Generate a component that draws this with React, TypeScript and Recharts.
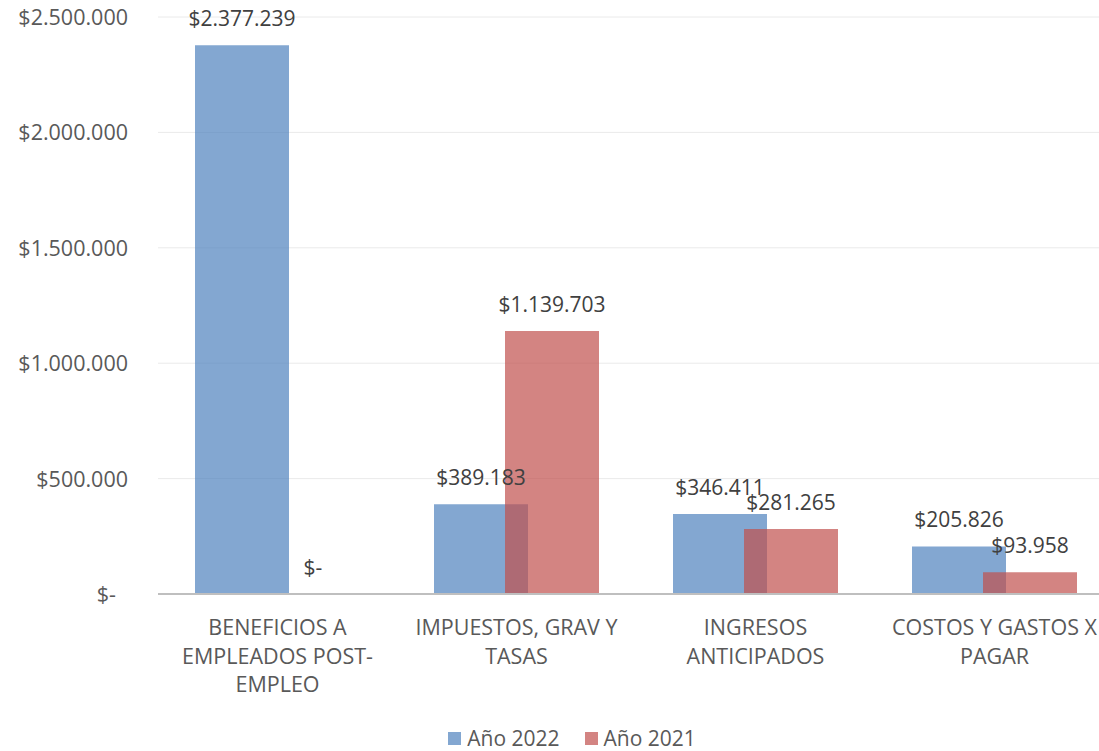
import { BarChart, Bar, XAxis, YAxis, CartesianGrid, Legend, LabelList } from "recharts"

const categories = [
  "BENEFICIOS A\nEMPLEADOS POST-\nEMPLEO",
  "IMPUESTOS, GRAV Y\nTASAS",
  "INGRESOS\nANTICIPADOS",
  "COSTOS Y GASTOS X\nPAGAR",
]
const year2022 = [2377239, 389183, 346411, 205826]
const year2021 = [0, 1139703, 281265, 93958]
const yTicks = [0, 500000, 1000000, 1500000, 2000000, 2500000]
const seriesNames = ["Año 2022", "Año 2021"]
const seriesColors = ["#4F81BD", "#C0504D"]

const data = categories.map((name, i) => ({
  name,
  y2022: year2022[i],
  y2021: year2021[i],
}))

const FONT = "'Open Sans', sans-serif"

const money = (v: number) =>
  v === 0 ? "$-" : "$" + String(Math.round(v)).replace(/\B(?=(\d{3})+(?!\d))/g, ".")

function YTick(props: any) {
  const { x, y, payload } = props
  const zero = payload.value === 0
  return (
    <text x={x} y={y} dx={zero ? -12 : 0} dy={8} textAnchor="end" fill="#595959" fontSize={21.5} fontFamily={FONT}>
      {money(payload.value)}
    </text>
  )
}

function XTick(props: any) {
  const { x, y, payload } = props
  const lines = String(payload.value).split("\n")
  return (
    <text x={x} y={y} textAnchor="middle" fill="#595959" fontSize={21.5} fontFamily={FONT}>
      {lines.map((l, i) => (
        <tspan key={i} x={x} y={y + 41 + i * 28.7}>
          {l}
        </tspan>
      ))}
    </text>
  )
}

function LegendBox() {
  return (
    <div
      style={{
        display: "flex",
        justifyContent: "center",
        alignItems: "center",
        height: 30,
        fontFamily: FONT,
        fontSize: 21,
        color: "#595959",
      }}
    >
      {seriesNames.map((n, i) => (
        <div key={n} style={{ display: "flex", alignItems: "center", marginLeft: i ? 25 : 0 }}>
          <span style={{ width: 13, height: 13, background: seriesColors[i], opacity: 0.7, marginRight: 6 }} />
          <span>{n}</span>
        </div>
      ))}
    </div>
  )
}

export default function App() {
  return (
    <div style={{ position: "absolute", left: 0, top: 0, width: 1099, height: 751, overflow: "hidden", background: "#fff" }}>
      <BarChart
        width={1114}
        height={751}
        data={data}
        margin={{ top: 17, right: 0, left: 0, bottom: 0 }}
        barSize={94}
        barGap={-23}
      >
        <CartesianGrid vertical={false} stroke="#EAEAEA" />
        <XAxis
          dataKey="name"
          interval={0}
          height={127}
          tickLine={false}
          tickSize={0}
          tickMargin={0}
          axisLine={{ stroke: "#BFBFBF", strokeWidth: 2 }}
          tick={<XTick />}
        />
        <YAxis
          type="number"
          domain={[0, 2500000]}
          ticks={yTicks}
          width={158}
          axisLine={false}
          tickLine={false}
          tickSize={0}
          tickMargin={30}
          tick={<YTick />}
        />
        <Legend verticalAlign="bottom" content={<LegendBox />} wrapperStyle={{ left: 0, width: 1144, bottom: -2 }} />
        <Bar dataKey="y2022" name={seriesNames[0]} fill={seriesColors[0]} fillOpacity={0.7} isAnimationActive={false}>
          <LabelList dataKey="y2022" position="top" offset={19} formatter={(v: any) => money(Number(v))} fill="#404040" fontSize={21} fontFamily={FONT} />
        </Bar>
        <Bar dataKey="y2021" name={seriesNames[1]} fill={seriesColors[1]} fillOpacity={0.7} minPointSize={0.01} isAnimationActive={false}>
          <LabelList dataKey="y2021" position="top" offset={19} formatter={(v: any) => money(Number(v))} fill="#404040" fontSize={21} fontFamily={FONT} />
        </Bar>
      </BarChart>
    </div>
  )
}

# # # # # # #

Stated problem:
Every line of text is to be repeated exactly; pictures are left out.

Written reply:
Generate a component that draws this with React, TypeScript and Recharts.
import { BarChart, Bar, XAxis, YAxis, CartesianGrid, Legend, LabelList } from "recharts"

const categories = [
  "BENEFICIOS A\nEMPLEADOS POST-\nEMPLEO",
  "IMPUESTOS, GRAV Y\nTASAS",
  "INGRESOS\nANTICIPADOS",
  "COSTOS Y GASTOS X\nPAGAR",
]
const year2022 = [2377239, 389183, 346411, 205826]
const year2021 = [0, 1139703, 281265, 93958]
const yTicks = [0, 500000, 1000000, 1500000, 2000000, 2500000]
const seriesNames = ["Año 2022", "Año 2021"]
const seriesColors = ["#4F81BD", "#C0504D"]

const data = categories.map((name, i) => ({
  name,
  y2022: year2022[i],
  y2021: year2021[i],
}))

const FONT = "'Open Sans', sans-serif"

const money = (v: number) =>
  v === 0 ? "$-" : "$" + String(Math.round(v)).replace(/\B(?=(\d{3})+(?!\d))/g, ".")

function YTick(props: any) {
  const { x, y, payload } = props
  const zero = payload.value === 0
  return (
    <text x={x} y={y} dx={zero ? -12 : 0} dy={8} textAnchor="end" fill="#595959" fontSize={21.5} fontFamily={FONT}>
      {money(payload.value)}
    </text>
  )
}

function XTick(props: any) {
  const { x, y, payload } = props
  const lines = String(payload.value).split("\n")
  return (
    <text x={x} y={y} textAnchor="middle" fill="#595959" fontSize={21.5} fontFamily={FONT}>
      {lines.map((l, i) => (
        <tspan key={i} x={x} y={y + 41 + i * 28.7}>
          {l}
        </tspan>
      ))}
    </text>
  )
}

function LegendBox() {
  return (
    <div
      style={{
        display: "flex",
        justifyContent: "center",
        alignItems: "center",
        height: 30,
        fontFamily: FONT,
        fontSize: 21,
        color: "#595959",
      }}
    >
      {seriesNames.map((n, i) => (
        <div key={n} style={{ display: "flex", alignItems: "center", marginLeft: i ? 25 : 0 }}>
          <span style={{ width: 13, height: 13, background: seriesColors[i], opacity: 0.7, marginRight: 6 }} />
          <span>{n}</span>
        </div>
      ))}
    </div>
  )
}

export default function App() {
  return (
    <div style={{ position: "absolute", left: 0, top: 0, width: 1099, height: 751, overflow: "hidden", background: "#fff" }}>
      <BarChart
        width={1114}
        height={751}
        data={data}
        margin={{ top: 17, right: 0, left: 0, bottom: 0 }}
        barSize={94}
        barGap={-23}
      >
        <CartesianGrid vertical={false} stroke="#EAEAEA" />
        <XAxis
          dataKey="name"
          interval={0}
          height={127}
          tickLine={false}
          tickSize={0}
          tickMargin={0}
          axisLine={{ stroke: "#BFBFBF", strokeWidth: 2 }}
          tick={<XTick />}
        />
        <YAxis
          type="number"
          domain={[0, 2500000]}
          ticks={yTicks}
          width={158}
          axisLine={false}
          tickLine={false}
          tickSize={0}
          tickMargin={30}
          tick={<YTick />}
        />
        <Legend verticalAlign="bottom" content={<LegendBox />} wrapperStyle={{ left: 0, width: 1144, bottom: -2 }} />
        <Bar dataKey="y2022" name={seriesNames[0]} fill={seriesColors[0]} fillOpacity={0.7} isAnimationActive={false}>
          <LabelList dataKey="y2022" position="top" offset={19} formatter={(v: any) => money(Number(v))} fill="#404040" fontSize={21} fontFamily={FONT} />
        </Bar>
        <Bar dataKey="y2021" name={seriesNames[1]} fill={seriesColors[1]} fillOpacity={0.7} minPointSize={0.01} isAnimationActive={false}>
          <LabelList dataKey="y2021" position="top" offset={19} formatter={(v: any) => money(Number(v))} fill="#404040" fontSize={21} fontFamily={FONT} />
        </Bar>
      </BarChart>
    </div>
  )
}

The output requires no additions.